**LISTED RECORDS:**
---
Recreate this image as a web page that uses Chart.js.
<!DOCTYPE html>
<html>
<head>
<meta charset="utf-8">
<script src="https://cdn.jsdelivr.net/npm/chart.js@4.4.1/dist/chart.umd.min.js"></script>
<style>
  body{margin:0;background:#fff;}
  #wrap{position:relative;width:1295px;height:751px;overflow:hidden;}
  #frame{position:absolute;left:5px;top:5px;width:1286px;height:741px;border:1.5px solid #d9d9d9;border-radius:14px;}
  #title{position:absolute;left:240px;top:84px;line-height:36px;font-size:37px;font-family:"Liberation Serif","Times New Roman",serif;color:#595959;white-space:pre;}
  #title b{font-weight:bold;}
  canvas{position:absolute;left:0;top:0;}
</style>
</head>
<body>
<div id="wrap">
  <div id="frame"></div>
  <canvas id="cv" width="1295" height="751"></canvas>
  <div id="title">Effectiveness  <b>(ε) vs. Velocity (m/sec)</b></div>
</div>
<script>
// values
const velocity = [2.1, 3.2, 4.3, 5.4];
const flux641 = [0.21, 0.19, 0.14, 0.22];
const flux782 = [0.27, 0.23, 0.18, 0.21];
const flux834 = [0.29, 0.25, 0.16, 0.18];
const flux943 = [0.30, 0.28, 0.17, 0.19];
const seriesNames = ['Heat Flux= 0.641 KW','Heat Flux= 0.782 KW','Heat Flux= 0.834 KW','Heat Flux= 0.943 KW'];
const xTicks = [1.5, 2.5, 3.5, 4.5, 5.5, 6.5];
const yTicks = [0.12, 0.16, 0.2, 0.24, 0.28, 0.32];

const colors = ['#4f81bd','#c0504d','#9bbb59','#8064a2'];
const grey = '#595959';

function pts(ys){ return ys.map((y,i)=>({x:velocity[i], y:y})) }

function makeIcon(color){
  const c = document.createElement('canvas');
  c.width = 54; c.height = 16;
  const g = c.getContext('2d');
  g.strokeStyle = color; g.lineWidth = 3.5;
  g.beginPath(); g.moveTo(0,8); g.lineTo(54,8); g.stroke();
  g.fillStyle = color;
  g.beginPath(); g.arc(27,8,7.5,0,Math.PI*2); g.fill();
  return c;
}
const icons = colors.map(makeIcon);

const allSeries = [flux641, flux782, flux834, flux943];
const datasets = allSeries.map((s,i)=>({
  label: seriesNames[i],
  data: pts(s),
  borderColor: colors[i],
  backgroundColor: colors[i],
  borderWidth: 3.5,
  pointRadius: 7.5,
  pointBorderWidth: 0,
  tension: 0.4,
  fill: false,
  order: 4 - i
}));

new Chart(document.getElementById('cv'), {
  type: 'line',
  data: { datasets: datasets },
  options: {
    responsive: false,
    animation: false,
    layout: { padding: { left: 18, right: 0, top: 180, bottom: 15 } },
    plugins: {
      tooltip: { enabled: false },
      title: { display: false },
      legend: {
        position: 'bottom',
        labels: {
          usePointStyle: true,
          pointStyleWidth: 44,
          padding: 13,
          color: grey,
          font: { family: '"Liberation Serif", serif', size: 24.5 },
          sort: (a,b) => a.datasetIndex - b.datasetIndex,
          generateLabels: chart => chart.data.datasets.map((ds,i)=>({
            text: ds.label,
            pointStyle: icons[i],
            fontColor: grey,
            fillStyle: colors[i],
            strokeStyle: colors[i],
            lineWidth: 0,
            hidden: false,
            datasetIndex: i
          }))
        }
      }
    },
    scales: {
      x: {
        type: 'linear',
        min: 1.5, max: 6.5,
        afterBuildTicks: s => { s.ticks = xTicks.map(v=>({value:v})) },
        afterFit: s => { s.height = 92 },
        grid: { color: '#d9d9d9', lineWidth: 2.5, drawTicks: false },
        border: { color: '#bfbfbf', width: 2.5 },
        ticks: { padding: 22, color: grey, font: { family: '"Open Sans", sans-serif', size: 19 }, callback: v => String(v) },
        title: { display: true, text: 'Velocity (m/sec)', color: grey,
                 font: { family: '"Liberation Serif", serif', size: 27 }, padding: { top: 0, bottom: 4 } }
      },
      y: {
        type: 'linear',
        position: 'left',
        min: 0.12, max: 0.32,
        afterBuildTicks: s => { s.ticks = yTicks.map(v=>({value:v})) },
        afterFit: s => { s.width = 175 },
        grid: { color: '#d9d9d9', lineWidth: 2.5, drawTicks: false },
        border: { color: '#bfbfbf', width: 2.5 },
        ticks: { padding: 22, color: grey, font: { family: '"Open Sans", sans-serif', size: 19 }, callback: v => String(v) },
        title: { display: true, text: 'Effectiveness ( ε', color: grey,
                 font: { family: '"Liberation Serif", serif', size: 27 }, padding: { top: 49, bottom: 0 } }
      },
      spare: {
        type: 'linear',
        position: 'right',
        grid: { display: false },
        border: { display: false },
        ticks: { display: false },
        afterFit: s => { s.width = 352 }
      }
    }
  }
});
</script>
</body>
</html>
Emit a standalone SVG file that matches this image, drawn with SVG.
---
**WHAT TO DO:**
Collect the lines that hold "this".

**EXERCISE RESPONSE:**
Recreate this image as a web page that uses Chart.js.
Emit a standalone SVG file that matches this image, drawn with SVG.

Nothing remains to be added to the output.